=== RECORDS ===
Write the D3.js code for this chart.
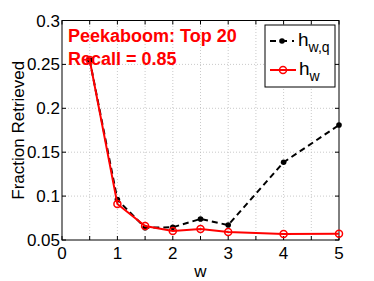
<!DOCTYPE html>
<html>
<head>
<meta charset="utf-8">
<script src="https://cdn.jsdelivr.net/npm/d3@7"></script>
<style>
  body { margin: 0; background: #fff; }
  svg text { font-family: "Liberation Sans", Arial, sans-serif; }
</style>
</head>
<body>
<div id="chart"></div>
<script>
// values
var wValues = [0.5, 1, 1.5, 2, 2.5, 3, 4, 5];
var hwq = [0.255, 0.096, 0.064, 0.0645, 0.074, 0.067, 0.1385, 0.181];
var hw = [0.255, 0.091, 0.066, 0.0603, 0.0625, 0.059, 0.0568, 0.057];
var xTicks = [0, 0.5, 1, 1.5, 2, 2.5, 3, 3.5, 4, 4.5, 5];
var xLabels = [0, 1, 2, 3, 4, 5];
var yTicks = [0.05, 0.1, 0.15, 0.2, 0.25, 0.3];

var width = 374, height = 281,
  margin = {top: 20.5, right: 35, bottom: 41, left: 62};

var svg = d3.select("#chart").append("svg")
  .attr("width", width)
  .attr("height", height);

var x = d3.scaleLinear().domain([0, 5]).range([margin.left, width - margin.right]);
var y = d3.scaleLinear().domain([0.05, 0.3]).range([height - margin.bottom, margin.top]);

var x0 = x.range()[0], x1 = x.range()[1], y0 = y.range()[0], y1 = y.range()[1];

// grid
svg.append("g").selectAll("line")
  .data(xTicks.filter(function (d) { return d > 0 && d < 5; }))
  .enter().append("line")
    .attr("x1", function (d) { return x(d); })
    .attr("x2", function (d) { return x(d); })
    .attr("y1", y0).attr("y2", y1)
    .attr("stroke", "#bbb").attr("stroke-width", 0.8)
    .attr("stroke-dasharray", "1,2");
svg.append("g").selectAll("line")
  .data(yTicks.filter(function (d) { return d > 0.05 && d < 0.3; }))
  .enter().append("line")
    .attr("y1", function (d) { return y(d); })
    .attr("y2", function (d) { return y(d); })
    .attr("x1", x0).attr("x2", x1)
    .attr("stroke", "#bbb").attr("stroke-width", 0.8)
    .attr("stroke-dasharray", "1,2");

// box
svg.append("rect")
  .attr("x", x0).attr("y", y1)
  .attr("width", x1 - x0).attr("height", y0 - y1)
  .attr("fill", "none").attr("stroke", "#000").attr("stroke-width", 1);

// inward ticks on all sides
var tk = 4;
xTicks.forEach(function (d) {
  svg.append("line").attr("x1", x(d)).attr("x2", x(d)).attr("y1", y0).attr("y2", y0 - tk).attr("stroke", "#000");
  svg.append("line").attr("x1", x(d)).attr("x2", x(d)).attr("y1", y1).attr("y2", y1 + tk).attr("stroke", "#000");
});
yTicks.forEach(function (d) {
  svg.append("line").attr("y1", y(d)).attr("y2", y(d)).attr("x1", x0).attr("x2", x0 + tk).attr("stroke", "#000");
  svg.append("line").attr("y1", y(d)).attr("y2", y(d)).attr("x1", x1).attr("x2", x1 - tk).attr("stroke", "#000");
});

// tick labels
svg.append("g").selectAll("text")
  .data(xLabels).enter().append("text")
    .attr("x", function (d) { return x(d); })
    .attr("y", y0 + 19)
    .attr("text-anchor", "middle")
    .attr("font-size", 17)
    .text(function (d) { return d; });
svg.append("g").selectAll("text")
  .data(yTicks).enter().append("text")
    .attr("x", x0 - 2)
    .attr("y", function (d) { return y(d) + 6; })
    .attr("text-anchor", "end")
    .attr("font-size", 17)
    .text(function (d) { return d; });

// axis labels
svg.append("text")
  .attr("x", x(2.5)).attr("y", 277)
  .attr("text-anchor", "middle").attr("font-size", 17)
  .text("w");
svg.append("text")
  .attr("transform", "translate(24," + ((y0 + y1) / 2) + ") rotate(-90)")
  .attr("text-anchor", "middle").attr("font-size", 17)
  .text("Fraction Retrieved");

var line = d3.line()
  .x(function (d) { return x(d[0]); })
  .y(function (d) { return y(d[1]); });

var blackData = wValues.map(function (w, i) { return [w, hwq[i]]; });
var redData = wValues.map(function (w, i) { return [w, hw[i]]; });

// black dashed series
svg.append("path").datum(blackData)
  .attr("d", line).attr("fill", "none")
  .attr("stroke", "#000").attr("stroke-width", 2)
  .attr("stroke-dasharray", "6,4");
svg.append("g").selectAll("circle")
  .data(blackData).enter().append("circle")
    .attr("cx", function (d) { return x(d[0]); })
    .attr("cy", function (d) { return y(d[1]); })
    .attr("r", 2.8).attr("fill", "#000");

// red series
svg.append("path").datum(redData)
  .attr("d", line).attr("fill", "none")
  .attr("stroke", "#f00").attr("stroke-width", 2);
svg.append("g").selectAll("circle")
  .data(redData).enter().append("circle")
    .attr("cx", function (d) { return x(d[0]); })
    .attr("cy", function (d) { return y(d[1]); })
    .attr("r", 3.5).attr("fill", "none")
    .attr("stroke", "#f00").attr("stroke-width", 1.5);

// annotation
svg.append("text")
  .attr("x", 68).attr("y", 41.5)
  .attr("fill", "#f00").attr("font-weight", "bold").attr("font-size", 18)
  .text("Peekaboom: Top 20");
svg.append("text")
  .attr("x", 68).attr("y", 65)
  .attr("fill", "#f00").attr("font-weight", "bold").attr("font-size", 18)
  .text("Recall = 0.85");

// legend
var lg = svg.append("g");
lg.append("rect")
  .attr("x", 265).attr("y", 25).attr("width", 70).attr("height", 62)
  .attr("fill", "#fff").attr("stroke", "#000").attr("stroke-width", 1);
lg.append("line")
  .attr("x1", 270).attr("x2", 294).attr("y1", 41).attr("y2", 41)
  .attr("stroke", "#000").attr("stroke-width", 2).attr("stroke-dasharray", "6,5");
lg.append("circle").attr("cx", 282).attr("cy", 41).attr("r", 2.8).attr("fill", "#000");
var t1 = lg.append("text").attr("x", 298).attr("y", 46).attr("font-size", 19);
t1.append("tspan").text("h");
t1.append("tspan").attr("dy", 6).attr("font-size", 14).text("w,q");
lg.append("line")
  .attr("x1", 270).attr("x2", 296).attr("y1", 70).attr("y2", 70)
  .attr("stroke", "#f00").attr("stroke-width", 2);
lg.append("circle").attr("cx", 283).attr("cy", 70).attr("r", 3.5)
  .attr("fill", "none").attr("stroke", "#f00").attr("stroke-width", 1.5);
var t2 = lg.append("text").attr("x", 299).attr("y", 75).attr("font-size", 19);
t2.append("tspan").text("h");
t2.append("tspan").attr("dy", 6).attr("font-size", 14).text("w");
</script>
</body>
</html>
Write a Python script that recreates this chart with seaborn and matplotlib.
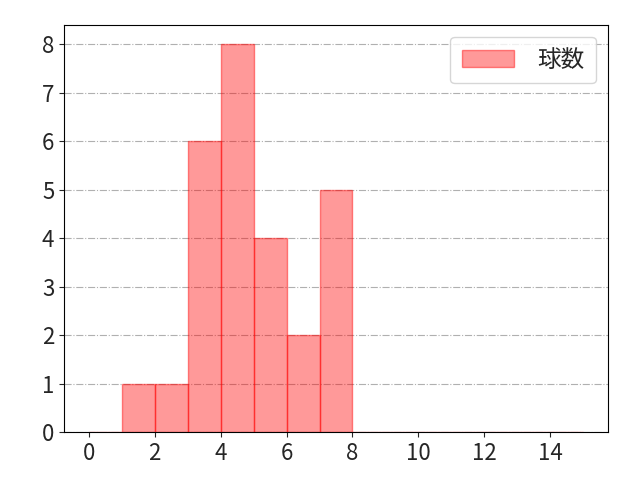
===
=== WRITTEN EXERCISE ===
Transcribe the complete set of entries verbatim. No pictures belong in the copy.

=== PROBLEM SOLUTION ===
Write the D3.js code for this chart.
<!DOCTYPE html>
<html>
<head>
<meta charset="utf-8">
<script src="https://cdn.jsdelivr.net/npm/d3@7"></script>
<style>
  body { margin: 0; background: #fff; }
  svg text { font-family: "Liberation Sans", Arial, sans-serif; }
</style>
</head>
<body>
<div id="chart"></div>
<script>
// values
var wValues = [0.5, 1, 1.5, 2, 2.5, 3, 4, 5];
var hwq = [0.255, 0.096, 0.064, 0.0645, 0.074, 0.067, 0.1385, 0.181];
var hw = [0.255, 0.091, 0.066, 0.0603, 0.0625, 0.059, 0.0568, 0.057];
var xTicks = [0, 0.5, 1, 1.5, 2, 2.5, 3, 3.5, 4, 4.5, 5];
var xLabels = [0, 1, 2, 3, 4, 5];
var yTicks = [0.05, 0.1, 0.15, 0.2, 0.25, 0.3];

var width = 374, height = 281,
  margin = {top: 20.5, right: 35, bottom: 41, left: 62};

var svg = d3.select("#chart").append("svg")
  .attr("width", width)
  .attr("height", height);

var x = d3.scaleLinear().domain([0, 5]).range([margin.left, width - margin.right]);
var y = d3.scaleLinear().domain([0.05, 0.3]).range([height - margin.bottom, margin.top]);

var x0 = x.range()[0], x1 = x.range()[1], y0 = y.range()[0], y1 = y.range()[1];

// grid
svg.append("g").selectAll("line")
  .data(xTicks.filter(function (d) { return d > 0 && d < 5; }))
  .enter().append("line")
    .attr("x1", function (d) { return x(d); })
    .attr("x2", function (d) { return x(d); })
    .attr("y1", y0).attr("y2", y1)
    .attr("stroke", "#bbb").attr("stroke-width", 0.8)
    .attr("stroke-dasharray", "1,2");
svg.append("g").selectAll("line")
  .data(yTicks.filter(function (d) { return d > 0.05 && d < 0.3; }))
  .enter().append("line")
    .attr("y1", function (d) { return y(d); })
    .attr("y2", function (d) { return y(d); })
    .attr("x1", x0).attr("x2", x1)
    .attr("stroke", "#bbb").attr("stroke-width", 0.8)
    .attr("stroke-dasharray", "1,2");

// box
svg.append("rect")
  .attr("x", x0).attr("y", y1)
  .attr("width", x1 - x0).attr("height", y0 - y1)
  .attr("fill", "none").attr("stroke", "#000").attr("stroke-width", 1);

// inward ticks on all sides
var tk = 4;
xTicks.forEach(function (d) {
  svg.append("line").attr("x1", x(d)).attr("x2", x(d)).attr("y1", y0).attr("y2", y0 - tk).attr("stroke", "#000");
  svg.append("line").attr("x1", x(d)).attr("x2", x(d)).attr("y1", y1).attr("y2", y1 + tk).attr("stroke", "#000");
});
yTicks.forEach(function (d) {
  svg.append("line").attr("y1", y(d)).attr("y2", y(d)).attr("x1", x0).attr("x2", x0 + tk).attr("stroke", "#000");
  svg.append("line").attr("y1", y(d)).attr("y2", y(d)).attr("x1", x1).attr("x2", x1 - tk).attr("stroke", "#000");
});

// tick labels
svg.append("g").selectAll("text")
  .data(xLabels).enter().append("text")
    .attr("x", function (d) { return x(d); })
    .attr("y", y0 + 19)
    .attr("text-anchor", "middle")
    .attr("font-size", 17)
    .text(function (d) { return d; });
svg.append("g").selectAll("text")
  .data(yTicks).enter().append("text")
    .attr("x", x0 - 2)
    .attr("y", function (d) { return y(d) + 6; })
    .attr("text-anchor", "end")
    .attr("font-size", 17)
    .text(function (d) { return d; });

// axis labels
svg.append("text")
  .attr("x", x(2.5)).attr("y", 277)
  .attr("text-anchor", "middle").attr("font-size", 17)
  .text("w");
svg.append("text")
  .attr("transform", "translate(24," + ((y0 + y1) / 2) + ") rotate(-90)")
  .attr("text-anchor", "middle").attr("font-size", 17)
  .text("Fraction Retrieved");

var line = d3.line()
  .x(function (d) { return x(d[0]); })
  .y(function (d) { return y(d[1]); });

var blackData = wValues.map(function (w, i) { return [w, hwq[i]]; });
var redData = wValues.map(function (w, i) { return [w, hw[i]]; });

// black dashed series
svg.append("path").datum(blackData)
  .attr("d", line).attr("fill", "none")
  .attr("stroke", "#000").attr("stroke-width", 2)
  .attr("stroke-dasharray", "6,4");
svg.append("g").selectAll("circle")
  .data(blackData).enter().append("circle")
    .attr("cx", function (d) { return x(d[0]); })
    .attr("cy", function (d) { return y(d[1]); })
    .attr("r", 2.8).attr("fill", "#000");

// red series
svg.append("path").datum(redData)
  .attr("d", line).attr("fill", "none")
  .attr("stroke", "#f00").attr("stroke-width", 2);
svg.append("g").selectAll("circle")
  .data(redData).enter().append("circle")
    .attr("cx", function (d) { return x(d[0]); })
    .attr("cy", function (d) { return y(d[1]); })
    .attr("r", 3.5).attr("fill", "none")
    .attr("stroke", "#f00").attr("stroke-width", 1.5);

// annotation
svg.append("text")
  .attr("x", 68).attr("y", 41.5)
  .attr("fill", "#f00").attr("font-weight", "bold").attr("font-size", 18)
  .text("Peekaboom: Top 20");
svg.append("text")
  .attr("x", 68).attr("y", 65)
  .attr("fill", "#f00").attr("font-weight", "bold").attr("font-size", 18)
  .text("Recall = 0.85");

// legend
var lg = svg.append("g");
lg.append("rect")
  .attr("x", 265).attr("y", 25).attr("width", 70).attr("height", 62)
  .attr("fill", "#fff").attr("stroke", "#000").attr("stroke-width", 1);
lg.append("line")
  .attr("x1", 270).attr("x2", 294).attr("y1", 41).attr("y2", 41)
  .attr("stroke", "#000").attr("stroke-width", 2).attr("stroke-dasharray", "6,5");
lg.append("circle").attr("cx", 282).attr("cy", 41).attr("r", 2.8).attr("fill", "#000");
var t1 = lg.append("text").attr("x", 298).attr("y", 46).attr("font-size", 19);
t1.append("tspan").text("h");
t1.append("tspan").attr("dy", 6).attr("font-size", 14).text("w,q");
lg.append("line")
  .attr("x1", 270).attr("x2", 296).attr("y1", 70).attr("y2", 70)
  .attr("stroke", "#f00").attr("stroke-width", 2);
lg.append("circle").attr("cx", 283).attr("cy", 70).attr("r", 3.5)
  .attr("fill", "none").attr("stroke", "#f00").attr("stroke-width", 1.5);
var t2 = lg.append("text").attr("x", 299).attr("y", 75).attr("font-size", 19);
t2.append("tspan").text("h");
t2.append("tspan").attr("dy", 6).attr("font-size", 14).text("w");
</script>
</body>
</html>
Write a Python script that recreates this chart with seaborn and matplotlib.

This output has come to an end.